WMAP caused a problem, no worries, Planck fixes it:
“For many cosmologists,
I would say that it is a relief,” says David Spergel (Princeton), who worked on the WMAP team. Scientists studying early star formation
had a hard time explaining the earlier start time from WMAP, so a slightly later start is a good thing."
"These involve an inflation spawned by the decay of a single energy field, a field that decreased slowly compared to the universe’s expansion rate. (Given that the observable universe expanded at least 5 billion trillion times in 10 nano-nano-nano-nanoseconds, that’s not that slow.) The energy scale implied for inflation is less than 2 x 1016 gigaelectron volts, on par with the level expected for the merger of the strong, weak, and electromagnetic forces into one (called the Grand Unified Theory). Physicists think these forces were united in the first mini-moment of the universe, then broke apart. Their breakup
might somehow be connected to inflation."
"(Given that the observable universe expanded at least 5 billion trillion times in 10 nano-nano-nano-nanoseconds, that’s not that slow.)"

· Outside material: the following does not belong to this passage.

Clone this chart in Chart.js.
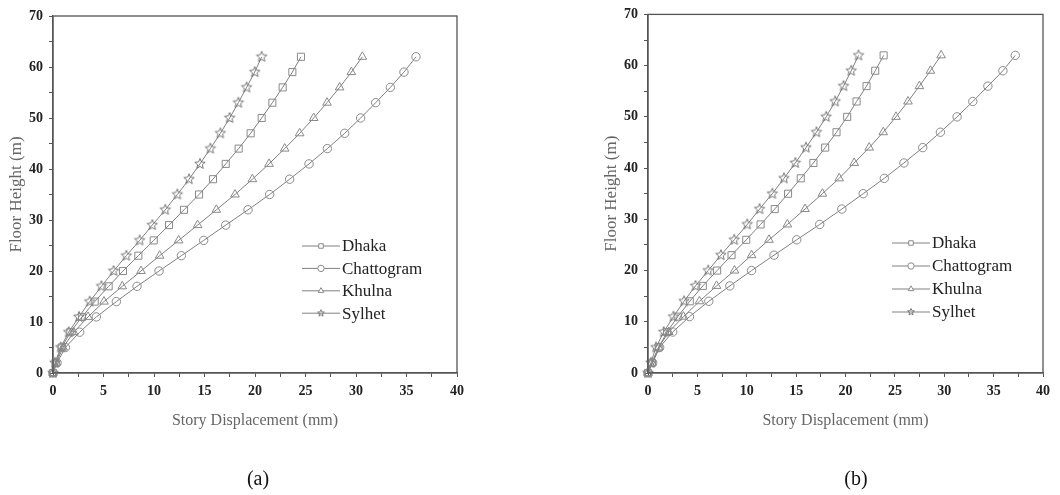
<!DOCTYPE html>
<html>
<head>
<meta charset="utf-8">
<script src="https://cdn.jsdelivr.net/npm/chart.js@4.4.1/dist/chart.umd.min.js"></script>
<style>
  body { margin: 0; background: #fff; }
  #wrap { position: relative; width: 1060px; height: 495px; background: #fff; }
  canvas { position: absolute; top: 0; }
  #cA { left: 0; }
  #cB { left: 530px; }
  .cap { position: absolute; font: 20px 'Liberation Serif', serif; color: #111; transform: translate(-50%, -50%); }
</style>
</head>
<body>
<div id="wrap">
  <canvas id="cA" width="530" height="495"></canvas>
  <canvas id="cB" width="530" height="495"></canvas>
  <div class="cap" style="left:258px; top:478px;">(a)</div>
  <div class="cap" style="left:856px; top:478px;">(b)</div>
</div>
<script>
// floor heights (m), shared by every series
const heights = [0, 2, 5, 8, 11, 14, 17, 20, 23, 26, 29, 32, 35, 38, 41, 44, 47, 50, 53, 56, 59, 62];
const cities = ['Dhaka', 'Chattogram', 'Khulna', 'Sylhet'];

// (a) story displacement (mm)
const dhakaA      = [0, 0.26, 0.86, 1.72, 2.87, 4.13, 5.51, 6.93, 8.45, 9.97, 11.49, 12.97, 14.46, 15.84, 17.1, 18.38, 19.57, 20.66, 21.72, 22.74, 23.7, 24.55];
const chattogramA = [0, 0.4, 1.22, 2.64, 4.29, 6.27, 8.32, 10.5, 12.71, 14.92, 17.1, 19.31, 21.45, 23.43, 25.35, 27.16, 28.88, 30.46, 31.95, 33.4, 34.75, 35.94];
const khulnaA     = [0, 0.33, 0.99, 2.05, 3.47, 5.05, 6.86, 8.71, 10.56, 12.44, 14.32, 16.17, 18.02, 19.74, 21.39, 22.94, 24.42, 25.81, 27.13, 28.38, 29.54, 30.63];
const sylhetA     = [0, 0.2, 0.76, 1.55, 2.57, 3.63, 4.79, 6.0, 7.26, 8.58, 9.83, 11.12, 12.31, 13.47, 14.55, 15.58, 16.57, 17.49, 18.35, 19.17, 19.97, 20.66];

// (b) story displacement (mm)
const dhakaB      = [0, 0.4, 1.08, 1.93, 3.01, 4.23, 5.55, 7.0, 8.46, 9.95, 11.4, 12.83, 14.18, 15.47, 16.75, 17.94, 19.09, 20.17, 21.12, 22.13, 23.01, 23.86];
const chattogramB = [0, 0.47, 1.18, 2.5, 4.2, 6.16, 8.29, 10.49, 12.76, 15.06, 17.39, 19.63, 21.79, 23.93, 25.92, 27.82, 29.61, 31.3, 32.89, 34.42, 35.94, 37.19];
const khulnaB     = [0, 0.4, 1.08, 2.1, 3.59, 5.21, 6.94, 8.76, 10.49, 12.25, 14.11, 15.9, 17.66, 19.36, 20.88, 22.4, 23.82, 25.11, 26.33, 27.48, 28.6, 29.68];
const sylhetB     = [0, 0.3, 0.81, 1.59, 2.57, 3.65, 4.81, 6.09, 7.38, 8.73, 10.05, 11.3, 12.59, 13.77, 14.92, 16.0, 17.06, 18.04, 18.95, 19.8, 20.58, 21.32];

const lineGray = '#808080';
const markGray = '#8a8a8a';

// five-pointed hollow star, used as a point style
function makeStar(r, color) {
    const c = document.createElement('canvas');
    const s = Math.ceil(r * 2 + 3);
    c.width = s; c.height = s;
    const g = c.getContext('2d');
    g.strokeStyle = color;
    g.lineWidth = 1;
    g.beginPath();
    for (let i = 0; i < 10; i++) {
        const rad = i % 2 === 0 ? r : r * 0.45;
        const a = -Math.PI / 2 + i * Math.PI / 5;
        const px = s / 2 + rad * Math.cos(a), py = s / 2 + rad * Math.sin(a);
        if (i === 0) g.moveTo(px, py); else g.lineTo(px, py);
    }
    g.closePath();
    g.stroke();
    return c;
}

const starBig = makeStar(5.5, '#777');
const starSmall = makeStar(3.5, '#777');
const styles = ['rect', 'circle', 'triangle', starBig];
const legendStyles = ['rect', 'circle', 'triangle', starSmall];
const radii = [5, 4.2, 5, 5];

const frame = {
    id: 'frame',
    afterDraw(chart) {
        const { ctx, chartArea: a } = chart;
        ctx.save();
        ctx.strokeStyle = '#555';
        ctx.lineWidth = 1.3;
        ctx.strokeRect(a.left, a.top, a.right - a.left, a.bottom - a.top);
        ctx.restore();
    }
};

const inLegend = {
    id: 'inLegend',
    afterDraw(chart, args, o) {
        const ctx = chart.ctx;
        ctx.save();
        ctx.font = "17px 'Liberation Serif', serif";
        ctx.textBaseline = 'middle';
        chart.data.datasets.forEach((d, i) => {
            const y = o.y0 + i * o.dy;
            ctx.strokeStyle = lineGray;
            ctx.lineWidth = 1;
            ctx.beginPath();
            ctx.moveTo(o.x1, y);
            ctx.lineTo(o.x2, y);
            ctx.stroke();
            ctx.fillStyle = '#fff';
            ctx.strokeStyle = markGray;
            Chart.helpers.drawPoint(ctx, { pointStyle: legendStyles[i], radius: 3.2, rotation: 0, borderWidth: 1 }, (o.x1 + o.x2) / 2, y);
            ctx.fillStyle = '#222';
            ctx.fillText(d.label, o.textX, y + 1);
        });
        ctx.restore();
    }
};

function makeChart(id, series, pad, leg) {
    const datasets = series.map((xs, i) => ({
        label: cities[i],
        data: heights.map((h, k) => ({ x: xs[k], y: h })),
        borderColor: lineGray,
        borderWidth: 1,
        pointStyle: styles[i],
        pointRadius: radii[i],
        pointBorderColor: markGray,
        pointBorderWidth: 1,
        pointBackgroundColor: 'rgba(0,0,0,0)',
        clip: false,
        tension: 0
    }));
    const tickFont = { family: "'Liberation Serif', serif", size: 14, weight: 'bold' };
    return new Chart(document.getElementById(id), {
        type: 'line',
        data: { datasets },
        options: {
            responsive: false,
            animation: false,
            layout: { padding: pad },
            plugins: { legend: { display: false }, tooltip: { enabled: false }, inLegend: leg },
            scales: {
                x: {
                    type: 'linear', min: 0, max: 40,
                    afterFit: s => { s.height = 57; },
                    grid: { drawOnChartArea: false, drawTicks: true, tickLength: 4, color: '#555' },
                    border: { color: '#555', width: 1.3 },
                    ticks: { stepSize: 2.5, autoSkip: false, maxRotation: 0, padding: 6, color: '#222', font: tickFont,
                        callback: v => v % 5 === 0 ? v : '' },
                    title: { display: true, text: 'Story Displacement (mm)', color: '#666', padding: 0,
                        font: { family: "'Liberation Serif', serif", size: 16 } }
                },
                y: {
                    type: 'linear', min: 0, max: 70,
                    afterFit: s => { s.width = 53; },
                    grid: { drawOnChartArea: false, drawTicks: true, tickLength: 4, color: '#555' },
                    border: { color: '#555', width: 1.3 },
                    ticks: { stepSize: 5, autoSkip: false, padding: 6, color: '#222', font: tickFont,
                        callback: v => v % 10 === 0 ? v : '' },
                    title: { display: true, text: 'Floor Height (m)', color: '#666', padding: { top: 6, bottom: 0 },
                        font: { family: "'Liberation Serif', serif", size: 17 } }
                }
            }
        },
        plugins: [frame, inLegend]
    });
}

makeChart('cA', [dhakaA, chattogramA, khulnaA, sylhetA],
    { left: 0, right: 73, top: 16, bottom: 65 },
    { x1: 302, x2: 340, textX: 342, y0: 246, dy: 22.4 });
makeChart('cB', [dhakaB, chattogramB, khulnaB, sylhetB],
    { left: 65, right: 17, top: 11, bottom: 65 },
    { x1: 362, x2: 400, textX: 402, y0: 243, dy: 23 });
</script>
</body>
</html>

Whoops, might have to change another couple of parameters:
"*Updated: In the original version of this blog, the descriptions of
cosmological parameter #5 and #6 described the same parameter. Parameter #5 is now updated to be the amplitude of the initial density fluctuations, and the scalar spectral index is now #6, to match the order given in the Planck literature. Fun fact: Planck's value of parameter #5 says that, after inflation, the density of matter varied only 0.000000002 on a scale of 20 megaparsecs. "
mmm
... might somehow...
Notice the pushing, prodding, and tweaking that goes on and on and on to make the Big Bang plausible!
Haha, to my mind this is more like squashed credibility
Come on! The Emperor has no clothes!